と、そんな具合で返ってくる。まるで歩く映画辞典のような方でした。

たぶん映画辞典にもそんなことは書いていないだろうということまでご存じで、今でも忘れられないオモシロエピソードとしては、こんなものがありました。

映画『カサブランカ』(マイケル・カーティス監督、1946年公開)は、主演女優はイングリッド・バーグマン、男優がハンフリー・ボガート。映画の中でドーリー・ウィルソンが歌う「時の過ぎゆくままに」も世界中で大ヒットして、ジャズのスタンダード・ナンバーにもなった名曲として知られています。

主演男優にキャスティングされたハンフリー・ボガートは、実のところ絶世の甘いマスクの美男子ではない。それまでは鳴かず飛ばずの役者だったのですが、この映画で認められ、彼の出世作となりました。ただ、ハンフリー・ボガートがキャスティングされる前に、実は他の男優が候補として上がっていたということです。さて、それは誰だったでしょう。

「えー、誰だろう……?」

和田さんのまわりに集まった仲間はそれぞれに頭を巡らせますが、それらしき名前が出てきません。その間を待ったのち、和田さんがニヤリと笑みを見せ、そして語り出します。

「それは、たぶん世界中の人が知っているほどの有名人。でも役者としては有名ではない」

ますます、わからない。

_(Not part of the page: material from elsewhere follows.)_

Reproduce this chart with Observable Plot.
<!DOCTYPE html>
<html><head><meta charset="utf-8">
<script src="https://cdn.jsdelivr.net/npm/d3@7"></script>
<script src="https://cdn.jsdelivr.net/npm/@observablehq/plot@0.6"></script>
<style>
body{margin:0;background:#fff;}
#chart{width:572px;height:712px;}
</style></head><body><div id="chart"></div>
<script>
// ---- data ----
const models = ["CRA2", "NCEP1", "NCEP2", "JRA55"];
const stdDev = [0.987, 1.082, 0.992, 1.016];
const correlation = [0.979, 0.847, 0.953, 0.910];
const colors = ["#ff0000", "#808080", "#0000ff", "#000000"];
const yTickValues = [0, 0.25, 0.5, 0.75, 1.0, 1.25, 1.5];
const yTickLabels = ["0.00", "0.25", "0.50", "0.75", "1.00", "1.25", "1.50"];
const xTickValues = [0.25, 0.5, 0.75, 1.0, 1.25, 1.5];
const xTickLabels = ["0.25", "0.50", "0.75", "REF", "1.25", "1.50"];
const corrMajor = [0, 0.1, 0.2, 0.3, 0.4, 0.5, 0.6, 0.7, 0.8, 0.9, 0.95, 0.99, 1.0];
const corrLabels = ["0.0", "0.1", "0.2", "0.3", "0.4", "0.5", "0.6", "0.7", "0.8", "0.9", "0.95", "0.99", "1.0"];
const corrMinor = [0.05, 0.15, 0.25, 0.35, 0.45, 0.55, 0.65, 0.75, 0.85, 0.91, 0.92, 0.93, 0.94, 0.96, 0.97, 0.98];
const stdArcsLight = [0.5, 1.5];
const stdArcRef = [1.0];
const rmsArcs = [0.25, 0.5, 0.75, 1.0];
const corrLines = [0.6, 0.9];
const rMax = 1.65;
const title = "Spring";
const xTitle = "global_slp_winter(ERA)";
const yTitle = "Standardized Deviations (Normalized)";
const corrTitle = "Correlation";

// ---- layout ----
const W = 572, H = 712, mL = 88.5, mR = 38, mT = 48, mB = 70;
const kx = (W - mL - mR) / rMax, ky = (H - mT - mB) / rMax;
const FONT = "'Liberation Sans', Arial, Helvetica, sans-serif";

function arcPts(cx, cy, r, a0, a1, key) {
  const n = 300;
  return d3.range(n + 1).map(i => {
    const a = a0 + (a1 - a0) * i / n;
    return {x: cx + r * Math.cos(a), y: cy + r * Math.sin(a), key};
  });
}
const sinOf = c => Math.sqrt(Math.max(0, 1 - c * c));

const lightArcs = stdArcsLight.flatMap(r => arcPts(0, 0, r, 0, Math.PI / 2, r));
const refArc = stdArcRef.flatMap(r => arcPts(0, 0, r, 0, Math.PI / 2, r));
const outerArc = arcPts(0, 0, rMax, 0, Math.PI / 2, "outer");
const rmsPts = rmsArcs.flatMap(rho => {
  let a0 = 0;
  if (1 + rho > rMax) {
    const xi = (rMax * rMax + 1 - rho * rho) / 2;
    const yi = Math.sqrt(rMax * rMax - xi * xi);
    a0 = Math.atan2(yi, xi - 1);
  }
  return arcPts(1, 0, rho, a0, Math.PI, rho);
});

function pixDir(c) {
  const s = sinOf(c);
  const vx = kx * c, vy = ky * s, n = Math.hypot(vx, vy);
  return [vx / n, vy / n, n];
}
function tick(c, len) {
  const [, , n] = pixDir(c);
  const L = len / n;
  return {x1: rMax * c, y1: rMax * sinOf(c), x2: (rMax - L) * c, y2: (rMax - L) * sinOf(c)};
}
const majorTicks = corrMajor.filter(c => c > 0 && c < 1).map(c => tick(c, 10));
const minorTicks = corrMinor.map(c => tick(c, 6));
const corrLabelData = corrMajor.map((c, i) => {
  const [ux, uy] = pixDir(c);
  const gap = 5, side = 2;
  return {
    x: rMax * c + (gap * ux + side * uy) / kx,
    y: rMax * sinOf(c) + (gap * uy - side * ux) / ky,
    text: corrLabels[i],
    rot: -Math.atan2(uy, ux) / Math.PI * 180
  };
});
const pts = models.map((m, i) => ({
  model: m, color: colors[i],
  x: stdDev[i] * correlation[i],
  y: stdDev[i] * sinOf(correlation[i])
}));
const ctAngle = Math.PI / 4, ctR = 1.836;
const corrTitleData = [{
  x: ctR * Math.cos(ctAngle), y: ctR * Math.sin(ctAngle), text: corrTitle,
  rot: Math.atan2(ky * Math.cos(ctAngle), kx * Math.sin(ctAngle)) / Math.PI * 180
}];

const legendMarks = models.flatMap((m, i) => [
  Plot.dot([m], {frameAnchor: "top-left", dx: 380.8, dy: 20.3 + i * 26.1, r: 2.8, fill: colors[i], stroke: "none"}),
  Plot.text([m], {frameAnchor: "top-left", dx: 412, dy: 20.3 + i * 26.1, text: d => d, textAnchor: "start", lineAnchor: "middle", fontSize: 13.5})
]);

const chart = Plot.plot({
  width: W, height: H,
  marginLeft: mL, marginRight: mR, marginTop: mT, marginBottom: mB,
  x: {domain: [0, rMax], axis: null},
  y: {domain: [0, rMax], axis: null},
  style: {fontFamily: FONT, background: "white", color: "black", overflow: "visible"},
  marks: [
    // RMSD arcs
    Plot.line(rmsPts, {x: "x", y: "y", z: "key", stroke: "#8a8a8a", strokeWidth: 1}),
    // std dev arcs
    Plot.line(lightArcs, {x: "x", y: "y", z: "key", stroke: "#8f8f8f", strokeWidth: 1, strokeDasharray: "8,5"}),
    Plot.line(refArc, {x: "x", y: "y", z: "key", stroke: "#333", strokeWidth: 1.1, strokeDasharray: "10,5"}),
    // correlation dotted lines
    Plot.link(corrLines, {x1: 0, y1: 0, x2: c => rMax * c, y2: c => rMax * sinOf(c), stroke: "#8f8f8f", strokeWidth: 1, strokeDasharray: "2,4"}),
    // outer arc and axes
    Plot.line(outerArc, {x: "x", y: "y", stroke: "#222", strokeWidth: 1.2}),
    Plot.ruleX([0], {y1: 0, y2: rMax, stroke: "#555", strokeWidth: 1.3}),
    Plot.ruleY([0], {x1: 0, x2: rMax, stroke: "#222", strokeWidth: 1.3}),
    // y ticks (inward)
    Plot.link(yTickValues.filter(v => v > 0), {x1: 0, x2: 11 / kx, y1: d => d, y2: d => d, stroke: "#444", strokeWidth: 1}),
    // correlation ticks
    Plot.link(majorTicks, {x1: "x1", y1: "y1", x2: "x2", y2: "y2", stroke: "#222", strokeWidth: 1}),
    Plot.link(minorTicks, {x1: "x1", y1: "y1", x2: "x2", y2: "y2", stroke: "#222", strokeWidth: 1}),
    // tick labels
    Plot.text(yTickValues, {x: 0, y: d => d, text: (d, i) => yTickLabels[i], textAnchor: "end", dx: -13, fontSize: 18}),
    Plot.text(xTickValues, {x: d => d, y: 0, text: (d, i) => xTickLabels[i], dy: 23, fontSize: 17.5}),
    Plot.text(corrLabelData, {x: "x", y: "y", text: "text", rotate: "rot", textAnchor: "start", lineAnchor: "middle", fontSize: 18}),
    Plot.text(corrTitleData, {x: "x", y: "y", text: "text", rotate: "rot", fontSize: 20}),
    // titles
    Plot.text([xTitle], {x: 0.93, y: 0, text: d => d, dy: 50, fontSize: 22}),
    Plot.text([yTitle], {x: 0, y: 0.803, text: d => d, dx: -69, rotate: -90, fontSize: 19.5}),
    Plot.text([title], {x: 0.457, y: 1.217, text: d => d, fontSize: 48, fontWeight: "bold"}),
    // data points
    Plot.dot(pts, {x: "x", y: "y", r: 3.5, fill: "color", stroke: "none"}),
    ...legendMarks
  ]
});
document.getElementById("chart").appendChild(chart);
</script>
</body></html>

いったい誰?

和田さんがおもむろに口を開きます。

「それはね、レーガン大統領」

えええ? たしかにレーガン大統領が昔、役者だったという話は聞いたことがありました。でもダイコン役者という噂では?

「いや、案外、いい役者だったみたいだよ。『カサブランカ』に抜擢されたぐらいなんだから」

竹野内豊さんとの「雑談」にも“使い回し”

私はこのエピソードをあちこちで披露して、たくさんの人を驚かせ、何度となく楽しませることができました。

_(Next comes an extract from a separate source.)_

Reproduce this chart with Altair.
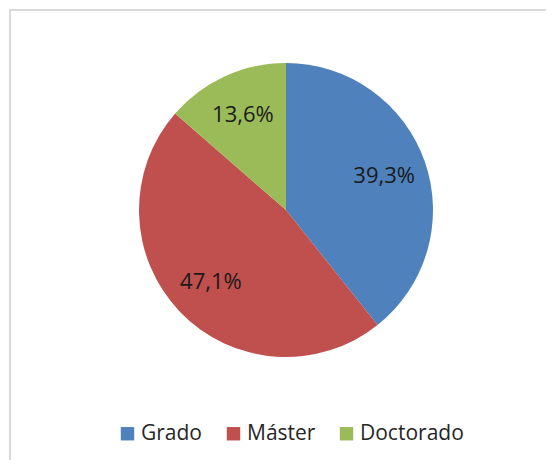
import altair as alt
import pandas as pd

categories = ["Grado", "Máster", "Doctorado"]
values = [39.3, 47.1, 13.6]
labels = ["39,3%", "47,1%", "13,6%"]
colors = ["#4f81bd", "#c0504d", "#9bbb59"]
order = [0, 1, 2]

df = pd.DataFrame({"cat": categories, "val": values, "label": labels, "ord": order})

CX, CY = 278, 202

pie = alt.Chart(df).mark_arc(outerRadius=147).encode(
    theta=alt.Theta("val:Q", stack=True),
    order=alt.Order("ord:Q"),
    x=alt.value(CX),
    y=alt.value(CY),
    color=alt.Color(
        "cat:N",
        scale=alt.Scale(domain=categories, range=colors),
        legend=alt.Legend(
            title=None,
            orient="none",
            legendX=109,
            legendY=415,
            direction="horizontal",
            symbolType="square",
            symbolSize=180,
            symbolStrokeWidth=0,
            labelFontSize=21,
            labelFont="Open Sans",
            labelColor="#262626",
            labelOffset=3,
            columnPadding=20,
        ),
    ),
)

text = alt.Chart(df).mark_text(
    radius=104, fontSize=22, font="Open Sans", color="#1a1a1a"
).encode(
    theta=alt.Theta("val:Q", stack=True),
    order=alt.Order("ord:Q"),
    detail="cat:N",
    x=alt.value(CX),
    y=alt.value(CY),
    text="label:N",
)

frame_data = alt.Data(values=[{"a": 1}])
hline = alt.Chart(frame_data).mark_rule(color="#d9d9d9", strokeWidth=2).encode(
    x=alt.value(1), x2=alt.value(538), y=alt.value(2), y2=alt.value(2)
)
vline = alt.Chart(frame_data).mark_rule(color="#d9d9d9", strokeWidth=2).encode(
    x=alt.value(2), x2=alt.value(2), y=alt.value(1), y2=alt.value(452)
)

chart = alt.layer(hline, vline, pie, text).properties(
    width=538, height=452, padding=0,
    autosize=alt.AutoSizeParams(type="none"),
).configure_view(stroke=None)

chart.save("out.html", embed_options={"renderer": "svg", "actions": False})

その最たるものは、私がちょこっと出演した映画『ニシノユキヒコの恋と冒険』(井口奈己監督・脚本、2014年公開)のワンシーンでのことです。

主演の竹野内豊さんと、なぜか私は喫茶店にて雑談をしなければならなくなりました。お茶を注文するタイミングや台詞はいちおう決められていましたが、雑談の内容についてはまったく脚本に書かれていません。

井口監督からは、「映画について好きなようにお喋りしてください」という指示でした。困ったぞ。目の前にイケメン竹野内君がいるだけで、どうしていいかわからないのに、何を話せばいいんじゃ?

そのときふと、和田さんの話を思い出したのです。

「『カサブランカ』って映画、ご存じですか?」

「ええ、知ってます」

「主演男優はハンフリー・ボガート。女優はええと、あ、イングリッド・バーグマン」

「そうでしたね」

「でも実はこの映画で最初にキャスティングされた男優はハンフリー・ボガートではなかったんですって」

「へえ、知らなかった」

「じゃ、誰だったと思います?」

「うううう。わかんないなあ」

「世界的には有名人だけど、役者としてはそんなに有名じゃない人なの」

そんな具合に私は、まるで友だちに語るがごとく得々とそのエピソードを竹野内さん相手にしたところ、

「はい、カット! このシーン、終了!」

え、これ、リハーサルじゃなかったの? と思っているうちに、そのシーンは緊張する暇もなく終わりました。和田さんのおかげです。